Calculation of Azeotropic Properties for Ternary Mixtures with the PC-SAFT Equation of State

Abstract

In this study, a novel approach employing the Perturbed-Chain Statistical Associating Fluid Theory (PC-SAFT) Equation of State was introduced to investigate azeotropic behavior in ternary mixtures and explore their liquid-vapor equilibria. The temperature range spans (243.15323.5) K, covering a broad spectrum of conditions relevant to industrial and chemical processes. Our analysis focuses on six different ternary mixtures: Difluoromethane (R32) + 1,1-difluoroethane (R152a) + 2,3,3,3-tetrafluoropro-1-ene (R1234yf); Isobutane (R600a) + 1,1-difluoroethane (R152a) + 1,1,2,2-tetrafluoroethane (R134); 1,1,1,2-tetrafluoroethane (R134a) + 2,3,3,3-tetrafluoropro-1-ene (R1234yf) + isobutane (R600a); 1,1,1,2-tetrafluoroethane (R134a) + 2,3,3,3-tetrafluoropro-1-ene (R1234yf) + dimethyl ether (DME); isobutene (R600a) + 1,3,3,3-tetrafluoropropene (R12345ze(E)) + trifluoroiodomethane (R13I1); and difluoromethane (R32) + fluoroethane (R161) + 1,3,3,3-tetrafluoropropene (R1234ze(E)).
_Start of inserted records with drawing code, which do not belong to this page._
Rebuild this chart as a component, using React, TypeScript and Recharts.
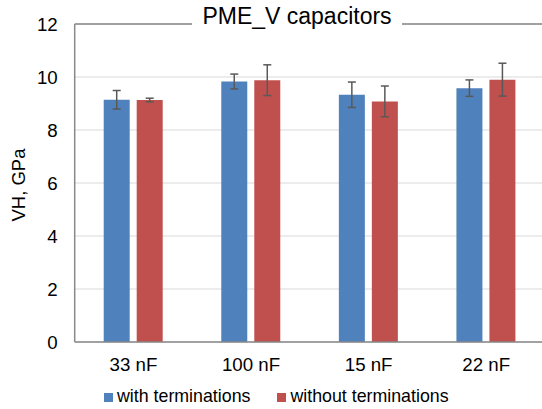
import { BarChart, Bar, XAxis, YAxis, CartesianGrid, ErrorBar, ReferenceLine } from "recharts";

const categories = ["33 nF", "100 nF", "15 nF", "22 nF"];
const withTerminations = [9.14, 9.83, 9.33, 9.58];
const withTerminationsErr = [0.35, 0.28, 0.48, 0.31];
const withoutTerminations = [9.13, 9.88, 9.08, 9.9];
const withoutTerminationsErr = [0.07, 0.58, 0.58, 0.62];
const yTicks = [0, 2, 4, 6, 8, 10, 12];

const data = categories.map((name, i) => ({
  name,
  withT: withTerminations[i],
  withTErr: withTerminationsErr[i],
  withoutT: withoutTerminations[i],
  withoutTErr: withoutTerminationsErr[i],
}));

const BLUE = "#4F81BD";
const RED = "#C0504D";
const AXIS = "#898989";
const FONT = "'Liberation Sans', Arial, sans-serif";

// eslint-disable-next-line @typescript-eslint/no-explicit-any
function YLabel(props: any) {
  const { viewBox } = props;
  const x = viewBox.x + 18;
  const y = viewBox.y + viewBox.height / 2 + 2;
  return (
    <text
      x={x}
      y={y}
      transform={`rotate(-90, ${x}, ${y})`}
      textAnchor="middle"
      dominantBaseline="central"
      fontSize={18.5}
      fontFamily={FONT}
      fill="#000"
    >
      VH, GPa
    </text>
  );
}

export default function App() {
  return (
    <div style={{ position: "absolute", left: 0, top: 0, width: 542, height: 409, overflow: "hidden", background: "#fff", fontFamily: FONT }}>
      <BarChart
        width={550}
        height={409}
        data={data}
        margin={{ top: 24, right: 5, bottom: 0, left: 0 }}
        barSize={26}
        barGap={7}
      >
        <CartesianGrid vertical={false} stroke="#D9D9D9" strokeWidth={1} />
        <XAxis
          dataKey="name"
          height={67}
          tickLine={false}
          tickSize={0}
          tickMargin={16}
          axisLine={{ stroke: AXIS, strokeWidth: 1.5 }}
          tick={{ fill: "#000", fontSize: 18.7, fontFamily: FONT }}
        />
        <YAxis
          width={74.7}
          domain={[0, 12]}
          ticks={yTicks}
          interval={0}
          tickLine={false}
          tickSize={0}
          tickMargin={17}
          axisLine={{ stroke: AXIS, strokeWidth: 1.5 }}
          tick={{ fill: "#000", fontSize: 18.7, fontFamily: FONT }}
          label={<YLabel />}
        />
        <ReferenceLine y={12} stroke={AXIS} strokeWidth={1.5} />
        <Bar dataKey="withT" fill={BLUE} isAnimationActive={false}>
          <ErrorBar dataKey="withTErr" width={4} stroke="#595959" strokeWidth={1.5} />
        </Bar>
        <Bar dataKey="withoutT" fill={RED} isAnimationActive={false}>
          <ErrorBar dataKey="withoutTErr" width={4} stroke="#595959" strokeWidth={1.5} />
        </Bar>
      </BarChart>
      <div
        style={{
          position: "absolute",
          left: 192,
          top: 3,
          width: 210,
          height: 26,
          lineHeight: "26px",
          background: "#fff",
          textAlign: "center",
          fontSize: 23,
          color: "#000",
          whiteSpace: "nowrap",
        }}
      >
        PME_V capacitors
      </div>
      <div style={{ position: "absolute", left: 104, top: 385, fontSize: 17.8, color: "#000", whiteSpace: "nowrap", lineHeight: "22px" }}>
        <span style={{ display: "inline-block", width: 9, height: 9, background: BLUE, marginRight: 4 }} />
        <span>with terminations</span>
        <span style={{ display: "inline-block", width: 9, height: 9, background: RED, marginLeft: 27, marginRight: 4 }} />
        <span>without terminations</span>
      </div>
    </div>
  );
}
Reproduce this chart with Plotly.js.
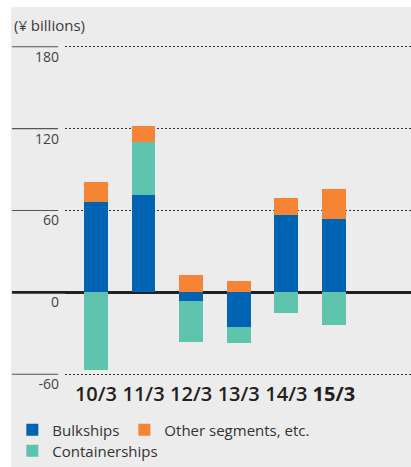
<!DOCTYPE html>
<html>
<head>
<meta charset="utf-8">
<script src="https://cdn.plot.ly/plotly-3.0.1.min.js"></script>
<style>html,body{margin:0;padding:0;background:#fff;}#chart{width:411px;height:467px;}</style>
</head>
<body>
<div id="chart"></div>
<script>
// Data
var categories = ['10/3', '11/3', '12/3', '13/3', '14/3', '15/3'];
var bulkships = [66, 71, -6, -25, 57, 54];
var containerships = [-57, 39, -30, -12, -15, -24];
var otherSegments = [15, 12, 13, 8, 12, 22];
var yTickValues = [-60, 0, 60, 120, 180];
var yTickLabels = ['-60', '0', '60', '120', '180'];
var highlightCategory = '15/3';

var FONT = 'Open Sans, Noto Sans, sans-serif';
var xTickText = categories.map(function (c) { return c === highlightCategory ? '<b>' + c + '</b>' : c; });

var traces = [
  { type: 'bar', name: 'Bulkships', x: categories, y: bulkships, marker: { color: '#0064B2' }, width: 0.5, legend: 'legend', legendrank: 1, hoverinfo: 'skip' },
  { type: 'bar', name: 'Containerships', x: categories, y: containerships, marker: { color: '#5FC4AE' }, width: 0.5, legend: 'legend2', legendrank: 3, hoverinfo: 'skip' },
  { type: 'bar', name: 'Other segments, etc.', x: categories, y: otherSegments, marker: { color: '#F58434' }, width: 0.5, legend: 'legend', legendrank: 2, hoverinfo: 'skip' }
];

var shapes = [
  // grey panel background
  { type: 'rect', xref: 'paper', yref: 'paper', x0: -0.156, x1: 1.01, y0: -0.3, y1: 1.111, fillcolor: '#EBECEB', line: { width: 0 }, layer: 'below' }
];
yTickValues.forEach(function (v) {
  shapes.push({ type: 'line', xref: 'paper', yref: 'y', x0: -0.153, x1: -0.02, y0: v, y1: v, line: { color: '#555555', width: 1.2 }, layer: 'above' });
});
shapes.push({ type: 'line', xref: 'paper', yref: 'y', x0: -0.153, x1: 0, y0: 0, y1: 0, line: { color: '#231F20', width: 2.6 }, layer: 'above' });

var layout = {
  width: 411, height: 467,
  margin: { l: 65, r: 0, t: 44, b: 90 },
  paper_bgcolor: '#FFFFFF',
  plot_bgcolor: 'rgba(0,0,0,0)',
  barmode: 'relative',
  bargap: 0,
  showlegend: true,
  title: { text: '(¥ billions)', font: { family: FONT, size: 15, color: '#3A3A3A' }, xref: 'container', yref: 'container', x: 0.034, xanchor: 'left', y: 0.944, yanchor: 'middle' },
  xaxis: {
    type: 'category', range: [-0.65, 6.62], tickvals: categories, ticktext: xTickText,
    showgrid: false, zeroline: false, showline: false, ticks: '', ticklabelstandoff: 3,
    tickfont: { family: FONT, size: 20, color: '#231F20', weight: 600 }, fixedrange: true
  },
  yaxis: {
    range: [-62, 182], tickvals: yTickValues, ticktext: yTickLabels,
    showgrid: true, gridcolor: '#333333', gridwidth: 1, griddash: '2px,2px',
    zeroline: true, zerolinecolor: '#231F20', zerolinewidth: 2.6,
    showline: false, ticks: '', ticklabelshift: 10, ticklabelstandoff: 5,
    tickfont: { family: FONT, size: 14, color: '#444444' }, fixedrange: true
  },
  legend: { orientation: 'h', xref: 'container', yref: 'container', x: 0.03, xanchor: 'left', y: 0.079, yanchor: 'middle', font: { family: FONT, size: 15, color: '#333333' }, bgcolor: 'rgba(0,0,0,0)', traceorder: 'normal' },
  legend2: { orientation: 'h', xref: 'container', yref: 'container', x: 0.03, xanchor: 'left', y: 0.034, yanchor: 'middle', font: { family: FONT, size: 15, color: '#333333' }, bgcolor: 'rgba(0,0,0,0)' },
  shapes: shapes
};

Plotly.newPlot('chart', traces, layout, { displayModeBar: false, staticPlot: true });
</script>
</body>
</html>
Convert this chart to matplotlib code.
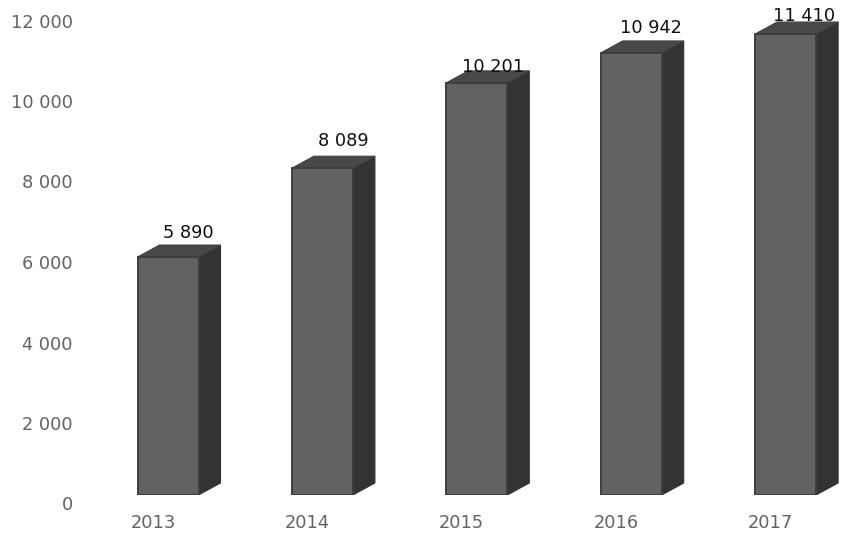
import matplotlib
matplotlib.use("Agg")
import matplotlib.pyplot as plt
from matplotlib.patches import Polygon

years = ["2013", "2014", "2015", "2016", "2017"]
values = [5890, 8089, 10201, 10942, 11410]
value_labels = ["5 890", "8 089", "10 201", "10 942", "11 410"]
y_ticks = [0, 2000, 4000, 6000, 8000, 10000, 12000]
y_tick_labels = ["0", "2 000", "4 000", "6 000", "8 000", "10 000", "12 000"]

W, H = 852, 553
plt.rcParams["font.family"] = ["DejaVu Sans"]
fig = plt.figure(figsize=(W / 100, H / 100), dpi=100, facecolor="white")

# plot area in pixels: y=0 at row 495, scale 0.0404 px/unit
left, right, bottom_px, top_px = 90, 852, 495, 10
ax = fig.add_axes([left / W, 1 - bottom_px / H, (right - left) / W, (bottom_px - top_px) / H])
ax.set_xlim(left, right)   # one x unit is one pixel
step = 154.4
x0 = 137.5
bar_w = 61
ymax = (bottom_px - top_px) / 0.0404
ax.set_ylim(0, ymax)
unit = ymax / (bottom_px - top_px)
dx, dy = 22, 12 * unit

xs = [x0 + i * step for i in range(len(values))]
edge = "#3e3e3e"
for x, v in zip(xs, values):
    ax.add_patch(Polygon([(x + bar_w, 0), (x + bar_w + dx, dy), (x + bar_w + dx, v + dy), (x + bar_w, v)],
                         facecolor="#333333", edgecolor="#333333", lw=0.8, zorder=2))
    ax.add_patch(Polygon([(x, v), (x + dx, v + dy), (x + bar_w + dx, v + dy), (x + bar_w, v)],
                         facecolor="#484848", edgecolor="#424242", lw=0.8, zorder=2))
ax.bar(xs, values, width=bar_w, align="edge", facecolor="#626262", edgecolor=edge, linewidth=1.4, zorder=3)

# value labels
lab_dx = [24, 25, 20, 24, 22]
lab_dy = [24, 27, 16, 25, 18]
for x, v, s, ldx, ldy in zip(xs, values, value_labels, lab_dx, lab_dy):
    ax.annotate(s, (x + bar_w / 2 + ldx - 4, v), xytext=(0, ldy * 0.72), textcoords="offset points",
                ha="center", va="center", fontsize=12.8, color="#111111", zorder=5, annotation_clip=False)

ax.set_xticks([x + 15.5 for x in xs], years)
ax.set_yticks([])
ax.tick_params(axis="x", length=0, labelsize=12.8, labelcolor="#636363", pad=13.5)
for s in ax.spines.values():
    s.set_visible(False)
ax.patch.set_alpha(0)

# value-axis text has its own slightly different scale in the reference
tick_left, tick_bottom, tick_top = 73, 503.5, 20.5
axt = fig.add_axes([tick_left / W, 1 - tick_bottom / H, 10 / W, (tick_bottom - tick_top) / H])
axt.set_ylim(0, 12000)
axt.set_xticks([])
axt.set_yticks(y_ticks, y_tick_labels)
axt.tick_params(axis="y", length=0, pad=0, labelsize=12.8, labelcolor="#636363")
for s in axt.spines.values():
    s.set_visible(False)
axt.patch.set_alpha(0)

fig.savefig("out.png", dpi=100)
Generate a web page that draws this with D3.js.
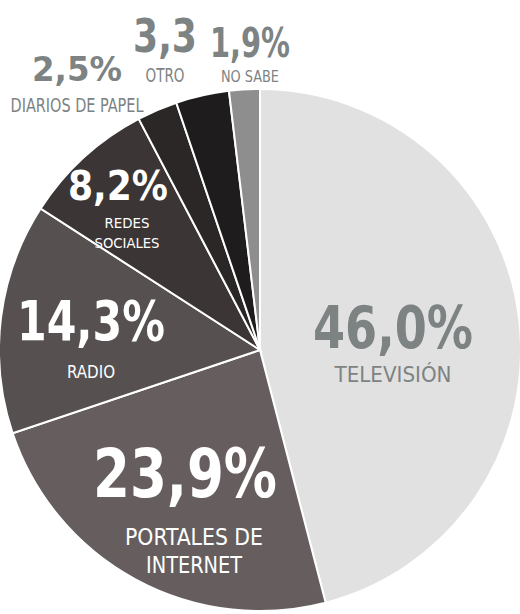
<!DOCTYPE html>
<html>
<head>
<meta charset="utf-8">
<script src="https://cdn.jsdelivr.net/npm/d3@7"></script>
<style>
  html, body { margin: 0; padding: 0; background: #fff; }
  svg { display: block; }
</style>
</head>
<body>
<svg width="520" height="614"></svg>
<script>
// media used to get informed (%)
const categories = ['Televisión', 'Portales de internet', 'Radio', 'Redes sociales', 'Diarios de papel', 'Otro', 'No sabe'];
const values = [46.0, 23.9, 14.3, 8.2, 2.5, 3.3, 1.9];
const valueLabels = ['46,0%', '23,9%', '14,3%', '8,2%', '2,5%', '3,3', '1,9%'];
const nameLines = [['TELEVISIÓN'], ['PORTALES DE', 'INTERNET'], ['RADIO'], ['REDES', 'SOCIALES'], ['DIARIOS DE PAPEL'], ['OTRO'], ['NO SABE']];
const colors = ['#e1e1e1', '#665e5e', '#575050', '#3b3535', '#2b2727', '#1e1c1c', '#8e8e8e'];

// label layout (annotation placement, not data)
const labelLayout = [
  {x: 393, y: 348, size: 59, w: 160, fill: '#7d8383', sub: {y: 382, size: 22, w: 117, gap: 0}},
  {x: 185, y: 497, size: 67, w: 184, fill: '#fff', sub: {y: 545, size: 23, w: 138, gap: 28}},
  {x: 91,  y: 340, size: 56, w: 148, fill: '#fff', sub: {y: 378, size: 18, w: 48, gap: 0}},
  {x: 118, y: 200, size: 40, w: 100, fill: '#fff', sub: {y: 228, size: 14, w: 45, gap: 20}},
  {x: 77,  y: 81,  size: 34, w: 90,  fill: '#7d8383', sub: {y: 112, size: 19, w: 133, gap: 0}},
  {x: 165, y: 52,  size: 46, w: 64,  fill: '#7d8383', sub: {y: 82, size: 19, w: 39, gap: 0}},
  {x: 250, y: 57,  size: 40, w: 80,  fill: '#7d8383', sub: {y: 82, size: 16, w: 58, gap: 0}}
];
const subWidths = [[117], [138, 96], [48], [45, 65], [133], [39], [58]];

const font = '"Liberation Sans Narrow", "DejaVu Sans Condensed", "Liberation Sans", sans-serif';
const svg = d3.select('svg');
const cx = 260, cy = 350, r = 261;

const pie = d3.pie().sort(null).value(d => d);
const arc = d3.arc().innerRadius(0).outerRadius(r);

const g = svg.append('g').attr('transform', `translate(${cx},${cy})`);
g.selectAll('path')
  .data(pie(values))
  .enter().append('path')
  .attr('d', arc)
  .attr('fill', (d, i) => colors[i])
  .attr('stroke', '#fff')
  .attr('stroke-width', 2);

const labels = svg.append('g');
labelLayout.forEach((L, i) => {
  labels.append('text')
    .attr('x', L.x - L.w / 2)
    .attr('y', L.y)
    .attr('font-family', font)
    .attr('font-weight', 'bold')
    .attr('font-size', L.size)
    .attr('textLength', L.w)
    .attr('lengthAdjust', 'spacingAndGlyphs')
    .attr('fill', L.fill)
    .text(valueLabels[i]);
  nameLines[i].forEach((line, j) => {
    const w = subWidths[i][j];
    const subX = i === 1 ? 194 : (i === 3 ? 127 : L.x);
    labels.append('text')
      .attr('x', subX - w / 2)
      .attr('y', L.sub.y + j * L.sub.gap)
      .attr('font-family', font)
      .attr('font-size', L.sub.size)
      .attr('textLength', w)
      .attr('lengthAdjust', 'spacingAndGlyphs')
      .attr('fill', L.fill)
      .text(line);
  });
});
</script>
</body>
</html>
Among these, only three mixtures exhibit azeotropic behavior. The PC-SAFT equation of state, incorporating an expansion form tailored for Vapor-Liquid Equilibrium (VLE) calculations within ternary mixtures, determined azeotropic composition and pressure based on the Gibbs-Konovalov theorem, which characterizes azeotropic behavior under constant temperature. Our estimations of the VLE and azeotropic composition and pressure closely align with experimental data. The maximum relative error in pressure does not exceed 4.2% for the R600a + R152a + R134 mixture and remains less than 6.56% for the liquid composition of R1234ze(E) within the (R600a + R1234ze(E) + R13I1) ternary mixture. These results underscore the reliability and accuracy of the PC-SAFT equation of state in modeling azeotropes within ternary mixtures.